Dataset:
================

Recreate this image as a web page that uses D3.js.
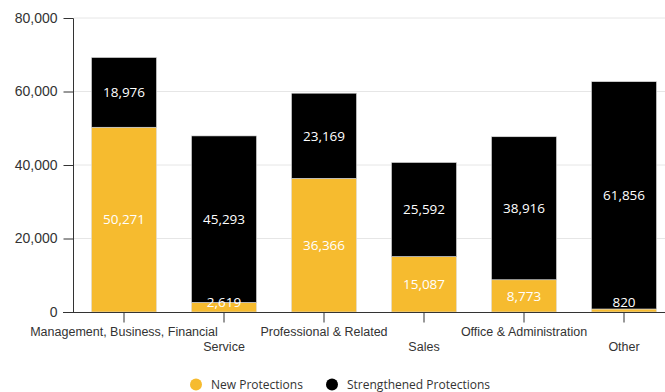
<!DOCTYPE html>
<html><head><meta charset="utf-8">
<script src="https://cdn.jsdelivr.net/npm/d3@7"></script>
<style>body{margin:0;background:#fff}svg{display:block;font-family:"Open Sans",Lato,sans-serif}</style>
</head><body><svg id="c" width="665" height="392"></svg>
<script>
const categories = ["Management, Business, Financial","Service","Professional & Related","Sales","Office & Administration","Other"];
const newProtections = [50271, 2619, 36366, 15087, 8773, 820];
const strengthened = [18976, 45293, 23169, 25592, 38916, 61856];
const seriesNames = ["New Protections","Strengthened Protections"];
const seriesColors = ["#F6BB2F","#000000"];
const yTicks = [0, 20000, 40000, 60000, 80000];

const svg = d3.select("#c");
const x = d3.scaleBand().domain(categories).range([74, 674]).paddingInner(0.35).paddingOuter(0.175);
const y = d3.scaleLinear().domain([0, 80000]).range([312, 18]);
const fmt = d3.format(",");

svg.append("g").selectAll("line").data(yTicks.filter(d=>d>0)).join("line")
  .attr("x1",74).attr("x2",665).attr("y1",d=>y(d)).attr("y2",d=>y(d))
  .attr("stroke","#e6e6e6").attr("stroke-width",1);

const rows = categories.map((c,i)=>({cat:c, "New Protections":newProtections[i], "Strengthened Protections":strengthened[i]}));
const stack = d3.stack().keys(seriesNames)(rows);

const g = svg.append("g");
stack.forEach((s,si)=>{
  g.append("g").selectAll("rect").data(s).join("rect")
    .attr("x",d=>x(d.data.cat)).attr("width",x.bandwidth())
    .attr("y",d=>y(d[1])).attr("height",d=>y(d[0])-y(d[1]))
    .attr("fill",seriesColors[si]).attr("stroke","#ddd").attr("stroke-width",0.6);
});
stack.forEach((s,si)=>{
  g.append("g").selectAll("text").data(s).join("text")
    .attr("x",d=>x(d.data.cat)+x.bandwidth()/2)
    .attr("y",d=>Math.min((y(d[0])+y(d[1]))/2, y(d[0])-10))
    .attr("dy","0.35em").attr("text-anchor","middle")
    .attr("fill","#fff").attr("font-size",13.5)
    .text(d=>fmt(d[1]-d[0]));
});

const ya = svg.append("g").attr("transform","translate(73.5,0)")
  .call(d3.axisLeft(y).tickValues(yTicks).tickFormat(fmt).tickSize(10).tickPadding(6));
ya.select(".domain").attr("stroke","#333").attr("d","M0,18.5V312.5");
ya.selectAll(".tick line").attr("stroke","#333");
ya.selectAll("text").attr("font-size",14).attr("fill","#333").attr("font-family","inherit");

const xa = svg.append("g").attr("transform","translate(0,312.5)")
  .call(d3.axisBottom(x).tickSize(10).tickPadding(4));
xa.select(".domain").attr("stroke","#333").attr("d","M63,0H665");
xa.selectAll(".tick line").attr("stroke","#333");
xa.selectAll("text").attr("font-size",12.5).attr("fill","#333").attr("font-family","inherit")
  .attr("dy",(d,i)=> i%2 ? "1.95em" : "0.75em");

const leg = svg.append("g");
const lx = [196, 332];
seriesNames.forEach((n,i)=>{
  leg.append("circle").attr("cx",lx[i]).attr("cy",384.5).attr("r",6).attr("fill",seriesColors[i]);
  leg.append("text").attr("x",lx[i]+15).attr("y",384.5).attr("dy","0.35em")
    .attr("font-size",12).attr("fill","#333").text(n);
});
</script></body></html>
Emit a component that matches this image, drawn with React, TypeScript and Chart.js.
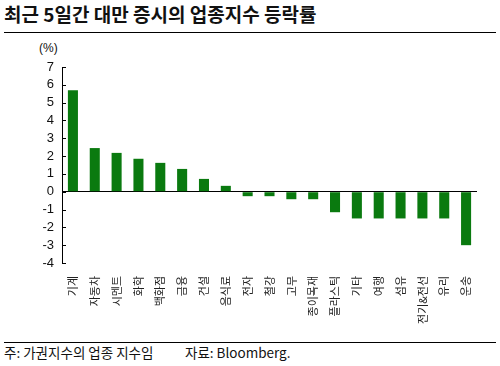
import React, { useEffect, useRef } from "react";
import { Chart, registerables } from "chart.js";

Chart.register(...registerables);

const titleText = "최근 5일간 대만 증시의 업종지수 등락률";
const unitLabel = "(%)";
const footNote = "주: 가권지수의 업종 지수임";
const sourceNote = "자료: Bloomberg.";

const categories = [
  "기계", "자동차", "시멘트", "화학", "백화점", "금융", "건설", "음식료", "전자", "철강",
  "고무", "종이목재", "플라스틱", "기타", "여행", "섬유", "전기&전선", "유리", "운송",
];
const changes = [
  5.7, 2.45, 2.18, 1.85, 1.62, 1.28, 0.72, 0.33, -0.25, -0.25,
  -0.42, -0.42, -1.15, -1.5, -1.5, -1.5, -1.5, -1.5, -3.0,
];
const yMin = -4;
const yMax = 7;
const yStep = 1;

const FONT = "'Liberation Sans', 'Noto Sans CJK KR', sans-serif";
const KFONT = "'Noto Sans CJK KR', 'Liberation Sans', sans-serif";

const innerTicks = {
  id: "innerTicks",
  afterDraw(chart: any) {
    const y = chart.scales.y;
    const ctx = chart.ctx;
    const left = chart.chartArea.left;
    ctx.save();
    ctx.strokeStyle = "#000";
    ctx.lineWidth = 1;
    y.ticks.forEach((t: any) => {
      const py = Math.round(y.getPixelForValue(t.value)) + 0.5;
      ctx.beginPath();
      ctx.moveTo(left, py);
      ctx.lineTo(left + 4, py);
      ctx.stroke();
    });
    ctx.restore();
  },
};

function BarChart() {
  const ref = useRef<HTMLCanvasElement | null>(null);
  useEffect(() => {
    if (!ref.current) return;
    const chart = new Chart(ref.current, {
      type: "bar",
      data: {
        labels: categories,
        datasets: [
          {
            data: changes,
            backgroundColor: "#0a7a0f",
            borderWidth: 0,
            categoryPercentage: 1,
            barPercentage: 0.46,
          },
        ],
      },
      options: {
        responsive: false,
        animation: false,
        layout: { padding: { top: 29, right: 23, left: 0, bottom: 0 } },
        plugins: { legend: { display: false }, tooltip: { enabled: false } },
        scales: {
          x: {
            grid: { display: false },
            border: { display: false },
            ticks: {
              autoSkip: false,
              minRotation: 90,
              maxRotation: 90,
              padding: 5,
              color: "#222",
              font: { family: KFONT, size: 11 },
            },
            afterFit: (s: any) => {
              s.height = 77;
            },
          },
          y: {
            min: yMin,
            max: yMax,
            ticks: {
              stepSize: yStep,
              autoSkip: false,
              padding: 8,
              color: "#111",
              font: { family: FONT, size: 13 },
            },
            grid: {
              drawTicks: false,
              lineWidth: 1,
              color: (c: any) => (c.tick && c.tick.value === 0 ? "#000" : "rgba(0,0,0,0)"),
            },
            border: { display: true, color: "#000", width: 1 },
            afterFit: (s: any) => {
              s.width = 62;
            },
          },
        },
      },
      plugins: [innerTicks],
    });
    return () => chart.destroy();
  }, []);
  return (
    <canvas
      ref={ref}
      width={500}
      height={302}
      style={{ position: "absolute", left: 0, top: 38, width: 500, height: 302 }}
    />
  );
}

export default function App() {
  return (
    <div
      style={{
        position: "fixed",
        left: 0,
        top: 0,
        width: 500,
        height: 366,
        background: "#fff",
        overflow: "hidden",
        fontFamily: KFONT,
        color: "#111",
      }}
    >
      <div
        style={{
          position: "absolute",
          left: 4,
          top: 2,
          fontSize: 19,
          fontWeight: 700,
          lineHeight: "24px",
          whiteSpace: "nowrap",
        }}
      >
        {titleText}
      </div>
      <div style={{ position: "absolute", left: 4, top: 32, width: 492, height: 1, background: "#000" }} />
      <div
        style={{
          position: "absolute",
          left: 39,
          top: 41,
          fontSize: 12,
          lineHeight: "14px",
          fontFamily: FONT,
        }}
      >
        {unitLabel}
      </div>
      <BarChart />
      <div style={{ position: "absolute", left: 4, top: 342, width: 492, height: 1, background: "#000" }} />
      <div
        style={{
          position: "absolute",
          left: 4,
          top: 344,
          fontSize: 13.5,
          lineHeight: "16px",
          whiteSpace: "nowrap",
        }}
      >
        {footNote}
      </div>
      <div
        style={{
          position: "absolute",
          left: 185,
          top: 344,
          fontSize: 13.5,
          lineHeight: "16px",
          whiteSpace: "nowrap",
        }}
      >
        {sourceNote}
      </div>
    </div>
  );
}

================

Your task is to repeat the opening line of the entries above and each line after it, ending with the line that has "const stack = d3.stack().keys(seriesNames)(rows);". Do not include the pictures.

Recreate this image as a web page that uses D3.js.
<!DOCTYPE html>
<html><head><meta charset="utf-8">
<script src="https://cdn.jsdelivr.net/npm/d3@7"></script>
<style>body{margin:0;background:#fff}svg{display:block;font-family:"Open Sans",Lato,sans-serif}</style>
</head><body><svg id="c" width="665" height="392"></svg>
<script>
const categories = ["Management, Business, Financial","Service","Professional & Related","Sales","Office & Administration","Other"];
const newProtections = [50271, 2619, 36366, 15087, 8773, 820];
const strengthened = [18976, 45293, 23169, 25592, 38916, 61856];
const seriesNames = ["New Protections","Strengthened Protections"];
const seriesColors = ["#F6BB2F","#000000"];
const yTicks = [0, 20000, 40000, 60000, 80000];

const svg = d3.select("#c");
const x = d3.scaleBand().domain(categories).range([74, 674]).paddingInner(0.35).paddingOuter(0.175);
const y = d3.scaleLinear().domain([0, 80000]).range([312, 18]);
const fmt = d3.format(",");

svg.append("g").selectAll("line").data(yTicks.filter(d=>d>0)).join("line")
  .attr("x1",74).attr("x2",665).attr("y1",d=>y(d)).attr("y2",d=>y(d))
  .attr("stroke","#e6e6e6").attr("stroke-width",1);

const rows = categories.map((c,i)=>({cat:c, "New Protections":newProtections[i], "Strengthened Protections":strengthened[i]}));
const stack = d3.stack().keys(seriesNames)(rows);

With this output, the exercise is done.